Wed Mar 23 13:36:10 UTC 2022

On Wed, 23 Mar 2022 at 13:20, Christian König
<ckoenig.leichtzumerken at gmail.com> wrote:
>
> Am 23.03.22 um 12:59 schrieb Daniel Vetter:
> > On Mon, Mar 21, 2022 at 02:25:56PM +0100, Christian König wrote:
> >> This way we finally fix the problem that new resource are
> >> not immediately evict-able after allocation.
> >>
> >> That has caused numerous problems including OOM on GDS handling
> >> and not being able to use TTM as general resource manager.
> >>
> >> v2: stop assuming in ttm_resource_fini that res->bo is still valid.
> >> v3: cleanup kerneldoc, add more lockdep annotation
> >> v4: consistently use res->num_pages
> >>
> >> Signed-off-by: Christian König <christian.koenig at amd.com>
> >> Tested-by: Bas Nieuwenhuizen <bas at basnieuwenhuizen.nl>
> >> +/**
> >> + * struct ttm_lru_bulk_move
> >> + *
> >> + * @tt: first/last lru entry for resources in the TT domain
> >> + * @vram: first/last lru entry for resources in the VRAM domain
> >> + *
> >> + * Helper structure for bulk moves on the LRU list.
> >> + */
> >> +struct ttm_lru_bulk_move {
> >> +    struct ttm_lru_bulk_move_pos tt[TTM_MAX_BO_PRIORITY];
> >> +    struct ttm_lru_bulk_move_pos vram[TTM_MAX_BO_PRIORITY];
> > Not really needed, just a thought: Should we track the associated dma_resv
> > object here to make sure the locking is all done correctly (and also check
> > that the bulk move bo have the same dma_resv)? It wouldn't really be any
> > overhead for the !CONFIG_LOCKDEP case and we could sprinkle a lot more
> > dma_resv_held all over the place.
>
> You made a similar comment on the last revision and I already tried to
> play around with that idea a bit.
>
> But I've completely abandoned that idea after realizing that the BOs in
> the bulk move actually don't need to have the same dma_resv object, nor
> do they all need to be locked.

Uh how does that work? If you evict that bo while someone else is
doing a bulk move, then at least the result might be rather funny, and
I have no idea how it could work.

Like even if you then make the rule that you have to lock all bos for
the bulk move, the bo could still be moved independently, and that
would again break the bulk lru properties.
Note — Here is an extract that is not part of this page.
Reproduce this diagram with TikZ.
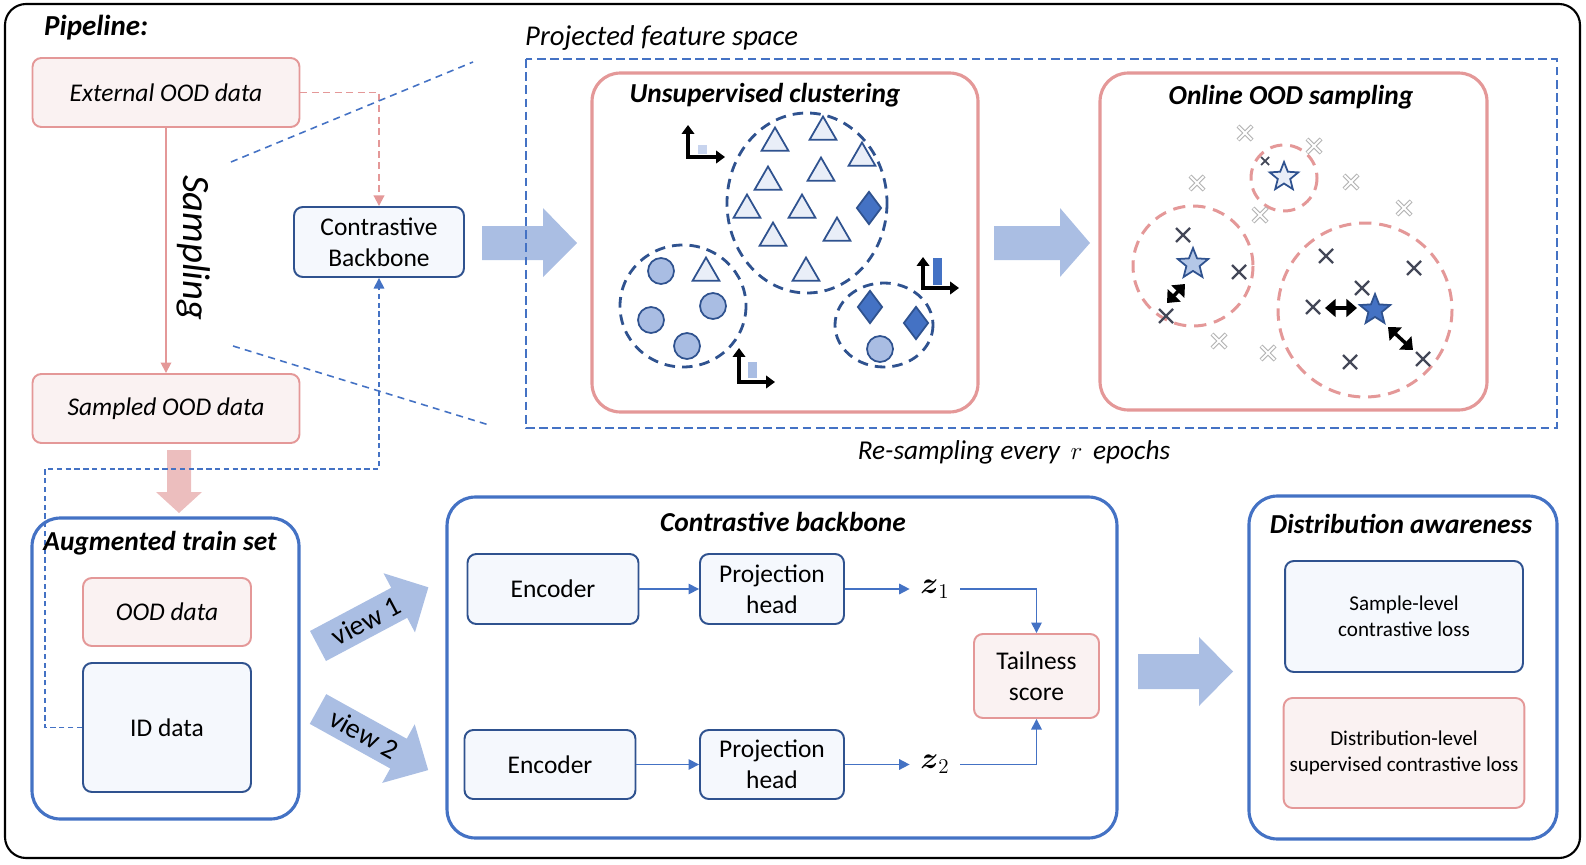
\documentclass[tikz,border=0pt]{standalone}
\usepackage{fontspec}
\setmainfont{Carlito}
\usepackage{amsmath}
\usetikzlibrary{arrows.meta,shapes.geometric}
\definecolor{darkblue}{RGB}{47,82,143}
\definecolor{midblue}{RGB}{68,114,196}
\definecolor{arrowblue}{RGB}{170,190,227}
\definecolor{bluefill}{RGB}{245,248,253}
\definecolor{pinkline}{RGB}{228,152,152}
\definecolor{pinkfill}{RGB}{250,242,242}
\definecolor{pinkarrow}{RGB}{236,190,190}
\definecolor{trifill}{RGB}{233,238,248}
\definecolor{circfill}{RGB}{169,189,227}
\definecolor{starfill}{RGB}{180,199,231}
\definecolor{barlight}{RGB}{200,212,238}
\definecolor{darkx}{RGB}{68,72,88}
\tikzset{
  pinkbox/.style={draw=pinkline, fill=pinkfill, line width=1.1pt, rounded corners=5pt, align=center},
  bluebox/.style={draw=darkblue, fill=bluefill, line width=1.1pt, rounded corners=5pt, align=center},
  panel/.style={draw=midblue, line width=1.8pt, rounded corners=16pt},
  pinkpanel/.style={draw=pinkline, line width=1.8pt, rounded corners=16pt},
  ttl/.style={font=\fontsize{15.6}{18}\selectfont\bfseries\itshape},
  txt/.style={font=\fontsize{14.5}{17.4}\selectfont},
  itx/.style={font=\fontsize{14.5}{17.4}\selectfont\itshape},
  smalltxt/.style={font=\fontsize{12}{14.6}\selectfont},
  conn/.style={midblue, line width=0.9pt},
  clus/.style={draw=darkblue, line width=1.6pt, dash pattern=on 6pt off 4pt},
  pdash/.style={draw=pinkline, line width=1.7pt, dash pattern=on 7pt off 4.5pt},
  ptri/.style={regular polygon, regular polygon sides=3, draw=darkblue, fill=trifill, line width=1pt, inner sep=0pt, minimum size=0.62cm},
  pdia/.style={diamond, draw=darkblue, fill=midblue, line width=1pt, inner sep=0pt, minimum width=0.5cm, minimum height=0.66cm},
  pdot/.style={circle, draw=darkblue, fill=circfill, line width=1pt, inner sep=0pt, minimum size=0.52cm},
  pstar/.style={star, star points=5, star point ratio=2.3, draw=darkblue, line width=1pt, inner sep=0pt, minimum size=0.64cm},
  axis/.style={arrows={Triangle[width=7pt,length=5pt]-Triangle[width=7pt,length=5pt]}, line width=1.8pt},
  dbl/.style={arrows={Triangle[width=10pt,length=6pt]-Triangle[width=10pt,length=6pt]}, line width=2pt},
  xdark/.style={darkx, line width=1.3pt},
  xlight/.style={black!30, line width=2.4pt},
}

\begin{document}
\begin{tikzpicture}[x=0.02cm, y=-0.02cm, >={Triangle[width=6pt,length=6pt]}]
\useasboundingbox (0,0) rectangle (1586,865);
\draw[line width=1.2pt, rounded corners=12pt] (5,4) rectangle (1580,858);

%pipeline on the left
\node[anchor=west, font=\fontsize{16.5}{19}\selectfont\bfseries\itshape] (pipe) at (38,28) {Pipeline:};
\node[pinkbox, itx, minimum width=5.34cm, minimum height=1.38cm] (ext) at (166,92.5) {External OOD data};
\node[pinkbox, itx, minimum width=5.34cm, minimum height=1.38cm] (samp) at (166,408.5) {Sampled OOD data};
\node[bluebox, txt, minimum width=3.4cm, minimum height=1.4cm] (cb) at (379,242) {Contrastive\\Backbone};
\draw[pinkline, line width=1pt, ->] (ext) -- (samp);
\node[rotate=-90, font=\fontsize{22}{26}\selectfont\itshape] (smp) at (194,248) {Sampling};
\draw[pinkline, line width=1.1pt, dash pattern=on 4pt off 2.5pt, ->] (ext.east) -| (cb.north);

%projected feature space
\fill[arrowblue] (482,226) -- (543,226) -- (543,208) -- (577,243) -- (543,277) -- (543,260) -- (482,260) -- cycle;
\draw[midblue, line width=1.5pt, dash pattern=on 5pt off 2.5pt] (526,59) rectangle (1557,428);
\node[anchor=west, font=\fontsize{16.3}{19}\selectfont\itshape] (pfs) at (519,38) {Projected feature space};
\draw[midblue, line width=0.9pt, dash pattern=on 4pt off 3pt] (231,162) -- (473,62);
\draw[midblue, line width=0.9pt, dash pattern=on 4pt off 3pt] (233,346) -- (489,425);
\node[font=\fontsize{15.5}{18}\selectfont\itshape] (resamp) at (1014,452) {Re-sampling every \,$r$\, epochs};

%unsupervised clustering
\node[pinkpanel, fill=white, minimum width=7.72cm, minimum height=6.78cm] (uc) at (785,242.5) {};
\node[ttl] (uct) at (765,95) {Unsupervised clustering};
\draw[clus] (807,203) ellipse [x radius=80, y radius=90];
\draw[clus] (683,306) ellipse [x radius=63, y radius=61];
\draw[clus] (884,325) ellipse [x radius=49, y radius=42];
\foreach \p [count=\i] in {(775,143),(823,132),(862,158),(768,182),(821,173),(747,210),(802,210),(773,238),(837,233),(806,273),(706,273)}
  \node[ptri] (t\i) at \p {};
\node[pdia] (d1) at (869,208) {};
\node[pdia] (d2) at (870,307) {};
\node[pdia] (d3) at (916,323) {};
\foreach \p [count=\i] in {(661,271),(713,306),(651,320),(687,346),(880,349)}
  \node[pdot] (c\i) at \p {};
\fill[barlight] (698,145) rectangle (707,154);
\draw[axis] (688,125) -- (688,157) -- (725,157);
\fill[circfill] (748,362) rectangle (757,378);
\draw[axis] (739,348) -- (739,382) -- (775,382);
\fill[midblue] (933,258) rectangle (942,285);
\draw[axis] (923,257) -- (923,288) -- (959,288);

\fill[arrowblue] (994,226) -- (1060,226) -- (1060,208) -- (1090,243) -- (1060,277) -- (1060,260) -- (994,260) -- cycle;

%online OOD sampling
\node[pinkpanel, fill=white, minimum width=7.74cm, minimum height=6.74cm] (oo) at (1293.5,241.5) {};
\node[ttl] (oot) at (1291,97) {Online OOD sampling};
\draw[pdash] (1284,178) circle [radius=33];
\draw[pdash] (1193,266) circle [radius=60];
\draw[pdash] (1365,310) circle [radius=87];
\foreach \p in {(1245,133),(1314,146),(1197,183),(1351,182),(1260,215),(1404,208),(1219,341),(1268,353)} {
  \draw[xlight, shift={\p}] (-7,-7) -- (7,7) (-7,7) -- (7,-7);
  \draw[white, line width=1.1pt, shift={\p}] (-6.6,-6.6) -- (6.6,6.6) (-6.6,6.6) -- (6.6,-6.6);
}
\foreach \p in {(1183,235),(1239,272),(1166,316),(1326,256),(1414,268),(1362,288),(1313,307),(1350,362),(1423,359)}
  \draw[xdark, shift={\p}] (-7,-7) -- (7,7) (-7,7) -- (7,-7);
\draw[xdark, line width=1pt] (1261,157) -- (1269,165) (1261,165) -- (1269,157);
\node[pstar, fill=trifill, minimum size=0.6cm] (s1) at (1284,177) {};
\node[pstar, fill=starfill] (s2) at (1193,264) {};
\node[pstar, fill=midblue] (s3) at (1375,310) {};
\draw[dbl] (1167,303) -- (1185,284);
\draw[dbl] (1325,308) -- (1357,308);
\draw[dbl] (1388,327) -- (1413,350);

%augmented train set
\fill[pinkarrow] (167,450) -- (191,450) -- (191,492) -- (202,492) -- (179,513) -- (156,492) -- (167,492) -- cycle;
\node[panel, minimum width=5.34cm, minimum height=6.02cm] (aug) at (165.5,668.5) {};
\node[pinkbox, itx, minimum width=3.36cm, minimum height=1.36cm] (ood) at (167,612) {OOD data};
\node[bluebox, txt, minimum width=3.36cm, minimum height=2.58cm] (id) at (167,727.5) {ID data};
\draw[midblue, line width=0.9pt, dash pattern=on 3pt off 2pt, ->] (id.west) -| (45,469) -| (cb.south);
\node[ttl] (augt) at (160,543) {Augmented train set};

\begin{scope}[shift={(318,646)}, rotate=28]
  \fill[arrowblue] (0,-17) -- (92,-17) -- (92,-33.5) -- (125,0) -- (92,33.5) -- (92,17) -- (0,17) -- cycle;
\end{scope}
\node[rotate=28, inner sep=1pt, font=\fontsize{16}{19}\selectfont] (v1) at (366,621) {view 1};
\begin{scope}[shift={(318,709)}, rotate=-29]
  \fill[arrowblue] (0,-17) -- (92,-17) -- (92,-33.5) -- (126,0) -- (92,33.5) -- (92,17) -- (0,17) -- cycle;
\end{scope}
\node[rotate=-29, inner sep=1pt, font=\fontsize{16}{19}\selectfont] (v2) at (364,734) {view 2};

%contrastive backbone
\node[panel, minimum width=13.4cm, minimum height=6.82cm] (cbp) at (782,667.5) {};
\node[ttl] (cbt) at (783,522) {Contrastive backbone};
\node[bluebox, txt, minimum width=3.42cm, minimum height=1.4cm] (enc1) at (553,589) {Encoder};
\node[bluebox, txt, minimum width=2.88cm, minimum height=1.4cm] (proj1) at (772,589) {Projection\\head};
\node[bluebox, txt, minimum width=3.42cm, minimum height=1.38cm] (enc2) at (550,764.5) {Encoder};
\node[bluebox, txt, minimum width=2.88cm, minimum height=1.38cm] (proj2) at (772,764.5) {Projection\\head};
\node[minimum width=1cm, font=\fontsize{17}{20}\selectfont] (z1) at (935,589) {$\boldsymbol{z}_1$};
\node[minimum width=1cm, font=\fontsize{17}{20}\selectfont] (z2) at (935,764.5) {$\boldsymbol{z}_2$};
\node[pinkbox, txt, minimum width=2.5cm, minimum height=1.68cm] (tail) at (1036.5,676) {Tailness\\score};
\draw[conn, ->] (enc1) -- (proj1);
\draw[conn, ->] (proj1) -- (z1);
\draw[conn, ->] (z1.east) -| (tail.north);
\draw[conn, ->] (enc2) -- (proj2);
\draw[conn, ->] (proj2) -- (z2);
\draw[conn, ->] (z2.east) -| (tail.south);

\fill[arrowblue] (1138,654) -- (1199,654) -- (1199,637) -- (1233,671.5) -- (1199,706) -- (1199,689) -- (1138,689) -- cycle;

%distribution awareness
\node[panel, minimum width=6.16cm, minimum height=6.86cm] (dap) at (1403,667.5) {};
\node[ttl] (dat) at (1401,524) {Distribution awareness};
\node[bluebox, smalltxt, minimum width=4.76cm, minimum height=2.22cm] (sl) at (1404,616.5) {Sample-level\\contrastive loss};
\node[pinkbox, smalltxt, minimum width=4.76cm, minimum height=2.2cm] (dl) at (1404,753) {Distribution-level\\supervised contrastive loss};
\end{tikzpicture}
\end{document}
And if you do none of the above, there's no reason for that bo to have
a distinct dma_resv.

Like maybe the data structure wont fall apart, but semantically it
just doesn't make any sense to me to allow this. What would you want
to use this for?

> It just happens that amdgpu is currently using it that way, but I can't
> see any technical necessarily to restrict the bulk move like that.

Yeah we can do that later on in a follow up patch, or I figure out why
it's not a good idea :-) Just figured this might be good to lock down
before other drivers start adopting this.
-Daniel

>
> Regards,
> Christian.
>
>
> > -Daniel
>

-- 
Daniel Vetter
Software Engineer, Intel Corporation
http://blog.ffwll.ch